## [Task instructions]
Restate, exactly and without pictures, the lines from the start of the listing below through the line holding "años', 'No especificado']".

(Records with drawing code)
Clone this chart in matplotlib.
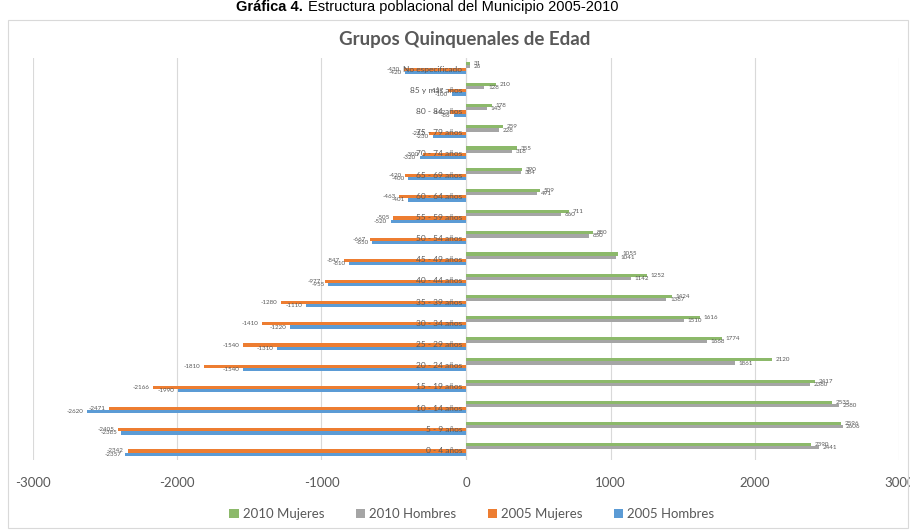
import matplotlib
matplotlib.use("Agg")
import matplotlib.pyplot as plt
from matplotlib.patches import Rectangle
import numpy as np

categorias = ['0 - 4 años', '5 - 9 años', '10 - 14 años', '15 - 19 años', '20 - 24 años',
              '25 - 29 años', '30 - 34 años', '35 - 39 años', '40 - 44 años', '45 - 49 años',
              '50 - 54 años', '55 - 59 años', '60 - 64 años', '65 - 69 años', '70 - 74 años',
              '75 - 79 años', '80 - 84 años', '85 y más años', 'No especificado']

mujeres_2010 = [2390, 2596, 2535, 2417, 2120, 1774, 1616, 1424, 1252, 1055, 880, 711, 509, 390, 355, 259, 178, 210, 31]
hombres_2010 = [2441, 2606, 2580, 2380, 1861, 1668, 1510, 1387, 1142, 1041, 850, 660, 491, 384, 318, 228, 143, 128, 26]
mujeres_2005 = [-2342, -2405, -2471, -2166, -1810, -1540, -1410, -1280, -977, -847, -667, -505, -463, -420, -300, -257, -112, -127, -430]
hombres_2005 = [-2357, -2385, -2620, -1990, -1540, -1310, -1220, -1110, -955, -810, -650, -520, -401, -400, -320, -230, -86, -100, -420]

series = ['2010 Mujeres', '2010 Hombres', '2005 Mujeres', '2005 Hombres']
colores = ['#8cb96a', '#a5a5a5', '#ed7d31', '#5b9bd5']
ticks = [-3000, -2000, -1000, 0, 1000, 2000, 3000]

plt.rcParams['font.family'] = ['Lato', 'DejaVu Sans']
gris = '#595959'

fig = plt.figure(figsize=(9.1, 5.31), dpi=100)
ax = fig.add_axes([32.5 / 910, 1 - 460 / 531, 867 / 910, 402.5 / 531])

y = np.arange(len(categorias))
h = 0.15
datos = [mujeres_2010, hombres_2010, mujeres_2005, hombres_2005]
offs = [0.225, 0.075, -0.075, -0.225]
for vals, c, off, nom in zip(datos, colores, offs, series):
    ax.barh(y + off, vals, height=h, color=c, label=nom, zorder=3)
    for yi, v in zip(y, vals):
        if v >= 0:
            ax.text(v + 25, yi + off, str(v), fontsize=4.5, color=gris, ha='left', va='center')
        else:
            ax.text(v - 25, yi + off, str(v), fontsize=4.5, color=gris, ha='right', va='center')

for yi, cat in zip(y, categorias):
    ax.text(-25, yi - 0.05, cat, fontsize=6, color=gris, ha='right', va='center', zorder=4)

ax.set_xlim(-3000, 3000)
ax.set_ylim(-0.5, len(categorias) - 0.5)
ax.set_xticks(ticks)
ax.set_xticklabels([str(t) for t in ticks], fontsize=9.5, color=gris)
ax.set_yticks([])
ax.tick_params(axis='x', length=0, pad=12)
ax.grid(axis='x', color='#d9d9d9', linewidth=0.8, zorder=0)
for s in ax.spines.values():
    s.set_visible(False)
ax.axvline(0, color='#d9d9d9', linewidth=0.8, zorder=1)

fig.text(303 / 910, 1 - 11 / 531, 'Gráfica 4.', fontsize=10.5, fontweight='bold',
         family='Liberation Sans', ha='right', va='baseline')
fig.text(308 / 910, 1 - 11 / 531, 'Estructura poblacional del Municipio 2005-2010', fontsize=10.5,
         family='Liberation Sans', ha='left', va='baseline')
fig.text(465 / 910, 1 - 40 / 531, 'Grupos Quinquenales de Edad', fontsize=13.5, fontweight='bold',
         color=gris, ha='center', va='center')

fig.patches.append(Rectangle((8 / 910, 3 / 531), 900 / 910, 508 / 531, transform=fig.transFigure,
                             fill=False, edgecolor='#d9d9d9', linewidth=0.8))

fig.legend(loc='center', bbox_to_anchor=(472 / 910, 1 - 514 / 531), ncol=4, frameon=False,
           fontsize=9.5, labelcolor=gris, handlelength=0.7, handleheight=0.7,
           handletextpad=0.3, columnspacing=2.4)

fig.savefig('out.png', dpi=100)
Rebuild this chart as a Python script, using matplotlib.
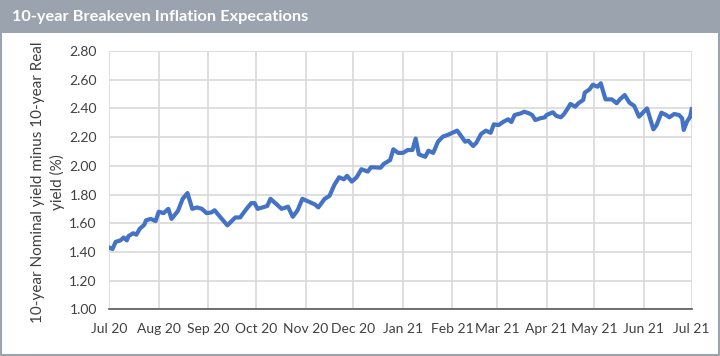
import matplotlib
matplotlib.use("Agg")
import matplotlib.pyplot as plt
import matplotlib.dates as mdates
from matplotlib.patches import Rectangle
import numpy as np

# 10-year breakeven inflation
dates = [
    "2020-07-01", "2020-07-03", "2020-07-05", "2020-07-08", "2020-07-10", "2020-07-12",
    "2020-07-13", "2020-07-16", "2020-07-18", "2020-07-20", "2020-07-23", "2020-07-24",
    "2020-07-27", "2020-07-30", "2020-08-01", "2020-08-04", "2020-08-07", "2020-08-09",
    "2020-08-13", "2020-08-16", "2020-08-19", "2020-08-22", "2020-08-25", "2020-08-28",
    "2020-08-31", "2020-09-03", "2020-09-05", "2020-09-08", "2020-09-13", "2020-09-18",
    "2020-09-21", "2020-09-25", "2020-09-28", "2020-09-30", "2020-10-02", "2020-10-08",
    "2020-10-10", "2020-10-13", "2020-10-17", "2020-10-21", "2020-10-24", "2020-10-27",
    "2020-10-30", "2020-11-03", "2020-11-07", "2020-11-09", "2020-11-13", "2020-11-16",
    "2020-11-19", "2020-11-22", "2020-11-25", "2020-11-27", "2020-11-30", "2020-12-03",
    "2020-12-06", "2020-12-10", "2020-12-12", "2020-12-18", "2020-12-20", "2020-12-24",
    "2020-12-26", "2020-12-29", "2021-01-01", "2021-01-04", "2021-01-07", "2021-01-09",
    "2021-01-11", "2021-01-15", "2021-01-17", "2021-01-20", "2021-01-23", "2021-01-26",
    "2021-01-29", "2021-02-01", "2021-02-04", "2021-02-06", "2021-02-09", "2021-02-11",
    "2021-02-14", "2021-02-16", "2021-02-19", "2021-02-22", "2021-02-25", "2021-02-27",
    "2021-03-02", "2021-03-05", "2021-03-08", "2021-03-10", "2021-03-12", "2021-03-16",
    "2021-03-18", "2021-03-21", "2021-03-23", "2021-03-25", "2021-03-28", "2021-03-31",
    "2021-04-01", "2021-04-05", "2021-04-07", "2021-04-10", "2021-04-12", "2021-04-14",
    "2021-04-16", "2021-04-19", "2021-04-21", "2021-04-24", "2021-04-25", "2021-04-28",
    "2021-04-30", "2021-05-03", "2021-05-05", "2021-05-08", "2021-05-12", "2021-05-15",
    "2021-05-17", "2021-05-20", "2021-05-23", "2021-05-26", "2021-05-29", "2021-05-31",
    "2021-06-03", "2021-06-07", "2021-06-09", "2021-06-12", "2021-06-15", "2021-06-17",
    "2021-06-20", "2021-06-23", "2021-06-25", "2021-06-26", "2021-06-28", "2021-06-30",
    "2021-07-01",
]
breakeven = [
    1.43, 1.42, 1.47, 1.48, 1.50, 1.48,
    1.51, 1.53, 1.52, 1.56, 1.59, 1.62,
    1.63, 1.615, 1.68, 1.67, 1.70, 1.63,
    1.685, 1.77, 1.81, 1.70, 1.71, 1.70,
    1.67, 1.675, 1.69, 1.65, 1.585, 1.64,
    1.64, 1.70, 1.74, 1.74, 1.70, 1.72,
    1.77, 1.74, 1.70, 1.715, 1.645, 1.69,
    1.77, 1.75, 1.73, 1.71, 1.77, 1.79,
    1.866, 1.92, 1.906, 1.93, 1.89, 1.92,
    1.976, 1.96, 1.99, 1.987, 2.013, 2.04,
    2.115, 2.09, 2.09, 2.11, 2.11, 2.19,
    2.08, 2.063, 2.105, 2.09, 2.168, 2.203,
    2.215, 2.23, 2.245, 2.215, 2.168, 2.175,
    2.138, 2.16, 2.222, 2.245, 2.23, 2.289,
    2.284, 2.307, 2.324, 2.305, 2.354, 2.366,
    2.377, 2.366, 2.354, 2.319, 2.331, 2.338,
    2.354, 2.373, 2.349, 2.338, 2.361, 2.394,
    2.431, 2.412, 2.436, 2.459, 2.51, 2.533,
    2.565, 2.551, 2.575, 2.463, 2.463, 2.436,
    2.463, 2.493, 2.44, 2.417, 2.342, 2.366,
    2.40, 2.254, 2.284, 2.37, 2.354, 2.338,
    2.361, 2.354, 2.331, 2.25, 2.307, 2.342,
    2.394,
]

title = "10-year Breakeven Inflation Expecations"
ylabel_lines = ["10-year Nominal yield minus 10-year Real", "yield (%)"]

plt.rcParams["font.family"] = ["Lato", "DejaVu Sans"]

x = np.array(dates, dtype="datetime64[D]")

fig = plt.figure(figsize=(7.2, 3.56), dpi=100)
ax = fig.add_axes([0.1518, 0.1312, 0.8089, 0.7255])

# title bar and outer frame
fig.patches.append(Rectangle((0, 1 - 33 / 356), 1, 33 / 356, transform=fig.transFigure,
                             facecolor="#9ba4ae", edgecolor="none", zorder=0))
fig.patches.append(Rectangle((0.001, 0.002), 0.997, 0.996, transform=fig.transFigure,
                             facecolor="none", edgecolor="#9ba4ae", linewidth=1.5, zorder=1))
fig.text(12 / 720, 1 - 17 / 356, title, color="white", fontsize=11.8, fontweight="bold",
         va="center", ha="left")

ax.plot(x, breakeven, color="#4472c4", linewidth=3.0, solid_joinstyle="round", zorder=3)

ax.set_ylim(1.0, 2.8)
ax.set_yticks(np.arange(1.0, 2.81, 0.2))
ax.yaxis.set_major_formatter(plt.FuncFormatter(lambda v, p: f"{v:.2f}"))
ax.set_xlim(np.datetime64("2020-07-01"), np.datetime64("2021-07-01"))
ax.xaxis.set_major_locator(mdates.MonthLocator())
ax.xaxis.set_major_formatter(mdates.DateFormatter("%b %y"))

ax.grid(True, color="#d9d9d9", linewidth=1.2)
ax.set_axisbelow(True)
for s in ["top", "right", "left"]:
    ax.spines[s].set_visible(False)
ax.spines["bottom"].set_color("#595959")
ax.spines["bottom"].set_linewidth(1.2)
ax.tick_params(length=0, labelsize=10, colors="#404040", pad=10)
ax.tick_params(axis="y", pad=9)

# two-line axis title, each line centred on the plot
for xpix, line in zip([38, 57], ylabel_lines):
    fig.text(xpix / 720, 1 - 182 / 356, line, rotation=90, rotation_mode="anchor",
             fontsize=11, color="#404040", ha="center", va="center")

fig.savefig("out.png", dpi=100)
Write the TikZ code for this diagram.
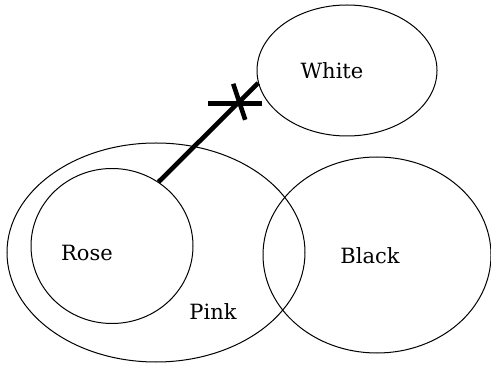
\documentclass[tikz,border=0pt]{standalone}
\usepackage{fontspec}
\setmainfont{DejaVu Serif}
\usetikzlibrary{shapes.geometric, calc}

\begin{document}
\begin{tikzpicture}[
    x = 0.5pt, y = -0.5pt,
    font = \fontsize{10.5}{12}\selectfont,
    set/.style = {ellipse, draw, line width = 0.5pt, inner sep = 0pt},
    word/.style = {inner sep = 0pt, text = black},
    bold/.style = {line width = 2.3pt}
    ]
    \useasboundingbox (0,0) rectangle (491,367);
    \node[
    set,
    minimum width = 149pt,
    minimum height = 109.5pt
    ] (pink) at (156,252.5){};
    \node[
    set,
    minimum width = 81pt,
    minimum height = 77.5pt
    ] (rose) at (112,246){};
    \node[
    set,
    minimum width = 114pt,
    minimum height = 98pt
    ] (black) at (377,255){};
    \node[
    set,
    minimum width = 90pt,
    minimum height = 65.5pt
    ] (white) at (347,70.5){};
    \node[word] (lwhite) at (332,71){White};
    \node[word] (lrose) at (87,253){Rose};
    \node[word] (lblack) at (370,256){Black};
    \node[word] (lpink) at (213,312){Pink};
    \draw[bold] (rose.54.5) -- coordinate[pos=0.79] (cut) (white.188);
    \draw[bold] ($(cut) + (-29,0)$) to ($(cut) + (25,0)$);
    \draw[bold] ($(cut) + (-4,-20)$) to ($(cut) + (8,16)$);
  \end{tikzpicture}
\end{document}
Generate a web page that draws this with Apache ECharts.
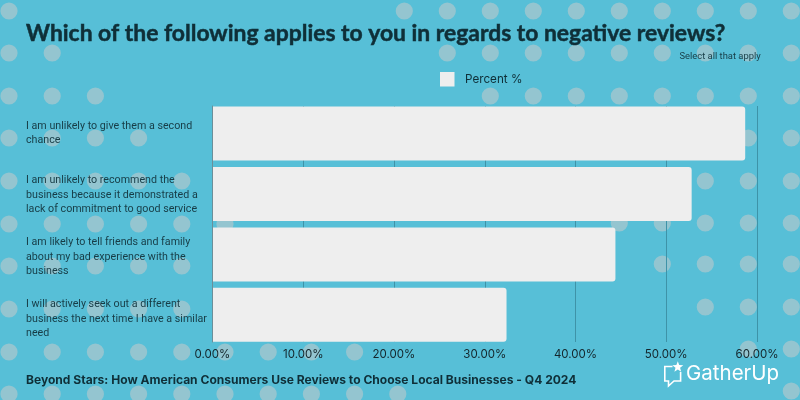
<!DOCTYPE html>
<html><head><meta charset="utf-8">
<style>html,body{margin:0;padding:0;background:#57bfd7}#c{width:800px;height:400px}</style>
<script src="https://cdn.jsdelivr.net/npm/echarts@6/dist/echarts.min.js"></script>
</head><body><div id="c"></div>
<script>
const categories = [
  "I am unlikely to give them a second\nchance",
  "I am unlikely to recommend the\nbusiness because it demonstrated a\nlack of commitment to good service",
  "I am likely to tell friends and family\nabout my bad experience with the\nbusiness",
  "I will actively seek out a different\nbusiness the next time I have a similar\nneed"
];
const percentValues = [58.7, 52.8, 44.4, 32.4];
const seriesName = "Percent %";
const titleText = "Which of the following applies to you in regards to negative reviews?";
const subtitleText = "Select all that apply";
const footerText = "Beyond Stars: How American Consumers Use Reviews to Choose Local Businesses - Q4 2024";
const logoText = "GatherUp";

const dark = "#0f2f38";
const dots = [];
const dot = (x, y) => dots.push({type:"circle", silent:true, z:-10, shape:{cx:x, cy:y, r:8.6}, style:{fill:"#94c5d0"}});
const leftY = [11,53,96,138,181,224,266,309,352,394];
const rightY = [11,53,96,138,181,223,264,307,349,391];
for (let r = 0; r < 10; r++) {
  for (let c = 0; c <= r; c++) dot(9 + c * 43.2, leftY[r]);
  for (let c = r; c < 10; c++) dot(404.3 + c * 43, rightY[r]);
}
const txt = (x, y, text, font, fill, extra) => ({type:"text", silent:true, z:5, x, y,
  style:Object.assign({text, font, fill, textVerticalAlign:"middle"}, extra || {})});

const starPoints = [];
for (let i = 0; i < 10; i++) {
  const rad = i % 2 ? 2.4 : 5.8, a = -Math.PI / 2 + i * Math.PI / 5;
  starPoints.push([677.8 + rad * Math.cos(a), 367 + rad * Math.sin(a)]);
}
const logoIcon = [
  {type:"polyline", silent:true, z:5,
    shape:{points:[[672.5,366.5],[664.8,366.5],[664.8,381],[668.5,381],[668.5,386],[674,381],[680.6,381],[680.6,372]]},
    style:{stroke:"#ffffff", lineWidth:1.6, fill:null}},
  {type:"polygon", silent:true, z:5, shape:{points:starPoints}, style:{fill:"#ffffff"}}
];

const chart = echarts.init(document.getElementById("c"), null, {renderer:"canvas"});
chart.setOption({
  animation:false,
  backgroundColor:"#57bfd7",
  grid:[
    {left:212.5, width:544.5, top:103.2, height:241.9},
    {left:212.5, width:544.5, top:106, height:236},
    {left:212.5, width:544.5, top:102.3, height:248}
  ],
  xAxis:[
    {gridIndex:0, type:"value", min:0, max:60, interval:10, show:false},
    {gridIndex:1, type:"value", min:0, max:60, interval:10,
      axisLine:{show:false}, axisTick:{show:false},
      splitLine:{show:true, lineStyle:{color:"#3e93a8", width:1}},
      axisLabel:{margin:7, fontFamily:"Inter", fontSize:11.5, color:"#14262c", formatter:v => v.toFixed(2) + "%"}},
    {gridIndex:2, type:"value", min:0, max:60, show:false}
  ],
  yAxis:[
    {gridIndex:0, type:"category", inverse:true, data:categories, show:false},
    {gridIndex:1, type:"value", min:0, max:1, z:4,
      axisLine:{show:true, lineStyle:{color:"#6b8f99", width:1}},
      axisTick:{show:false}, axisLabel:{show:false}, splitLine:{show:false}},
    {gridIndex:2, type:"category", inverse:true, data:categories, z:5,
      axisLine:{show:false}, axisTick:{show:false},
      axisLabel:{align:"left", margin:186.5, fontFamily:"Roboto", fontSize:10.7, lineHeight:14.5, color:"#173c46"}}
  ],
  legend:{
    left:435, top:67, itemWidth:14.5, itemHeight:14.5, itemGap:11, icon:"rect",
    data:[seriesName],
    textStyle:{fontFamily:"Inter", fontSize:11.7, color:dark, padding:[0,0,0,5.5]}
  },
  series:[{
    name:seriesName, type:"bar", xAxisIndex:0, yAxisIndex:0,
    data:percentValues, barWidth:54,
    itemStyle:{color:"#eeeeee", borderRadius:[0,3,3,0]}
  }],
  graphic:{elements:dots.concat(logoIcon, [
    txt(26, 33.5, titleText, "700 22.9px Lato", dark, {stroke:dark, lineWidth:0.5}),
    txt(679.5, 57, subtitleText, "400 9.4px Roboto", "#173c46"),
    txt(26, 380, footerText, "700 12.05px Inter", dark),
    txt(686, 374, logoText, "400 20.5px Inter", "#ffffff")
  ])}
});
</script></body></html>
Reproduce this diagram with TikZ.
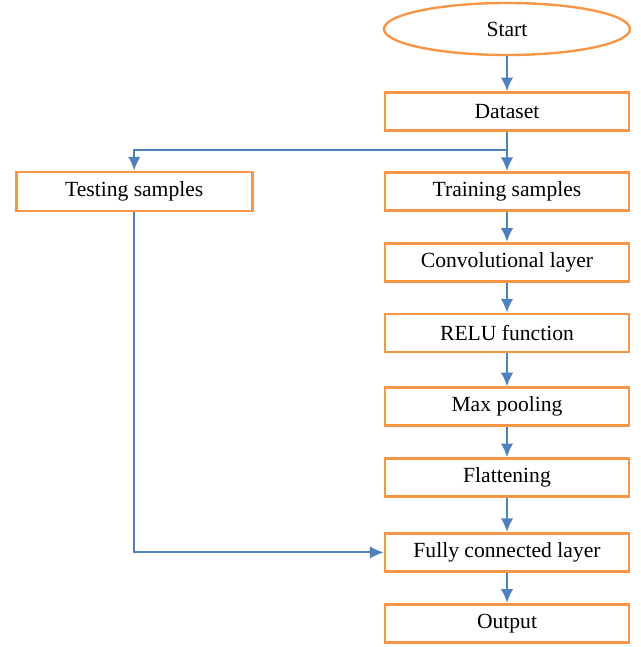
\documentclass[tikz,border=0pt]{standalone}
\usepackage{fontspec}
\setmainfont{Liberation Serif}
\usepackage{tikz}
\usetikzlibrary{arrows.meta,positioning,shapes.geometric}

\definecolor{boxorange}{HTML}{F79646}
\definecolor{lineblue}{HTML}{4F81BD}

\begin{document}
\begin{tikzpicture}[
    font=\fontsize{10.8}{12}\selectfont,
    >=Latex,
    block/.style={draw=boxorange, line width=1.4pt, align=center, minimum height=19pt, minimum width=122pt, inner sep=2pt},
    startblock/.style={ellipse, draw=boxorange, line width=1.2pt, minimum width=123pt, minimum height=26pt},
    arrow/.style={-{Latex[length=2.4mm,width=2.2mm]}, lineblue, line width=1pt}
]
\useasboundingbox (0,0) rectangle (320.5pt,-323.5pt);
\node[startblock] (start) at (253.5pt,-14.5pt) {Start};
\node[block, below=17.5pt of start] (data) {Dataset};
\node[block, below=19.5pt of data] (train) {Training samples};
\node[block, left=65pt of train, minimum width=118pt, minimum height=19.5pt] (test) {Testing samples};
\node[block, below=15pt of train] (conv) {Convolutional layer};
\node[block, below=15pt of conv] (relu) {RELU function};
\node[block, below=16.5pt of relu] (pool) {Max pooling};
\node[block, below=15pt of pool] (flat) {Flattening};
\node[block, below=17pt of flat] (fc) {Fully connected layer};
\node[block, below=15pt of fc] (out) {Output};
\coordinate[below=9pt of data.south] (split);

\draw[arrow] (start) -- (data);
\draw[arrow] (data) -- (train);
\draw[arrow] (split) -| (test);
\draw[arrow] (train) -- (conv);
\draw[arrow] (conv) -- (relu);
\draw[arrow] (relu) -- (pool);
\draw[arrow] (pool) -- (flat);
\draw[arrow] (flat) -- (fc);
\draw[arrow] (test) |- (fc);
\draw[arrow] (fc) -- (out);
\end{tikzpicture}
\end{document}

## [In response]
Clone this chart in matplotlib.
import matplotlib
matplotlib.use("Agg")
import matplotlib.pyplot as plt
from matplotlib.patches import Rectangle
import numpy as np

categorias = ['0 - 4 años', '5 - 9 años', '10 - 14 años', '15 - 19 años', '20 - 24 años',
              '25 - 29 años', '30 - 34 años', '35 - 39 años', '40 - 44 años', '45 - 49 años',
              '50 - 54 años', '55 - 59 años', '60 - 64 años', '65 - 69 años', '70 - 74 años',
              '75 - 79 años', '80 - 84 años', '85 y más años', 'No especificado']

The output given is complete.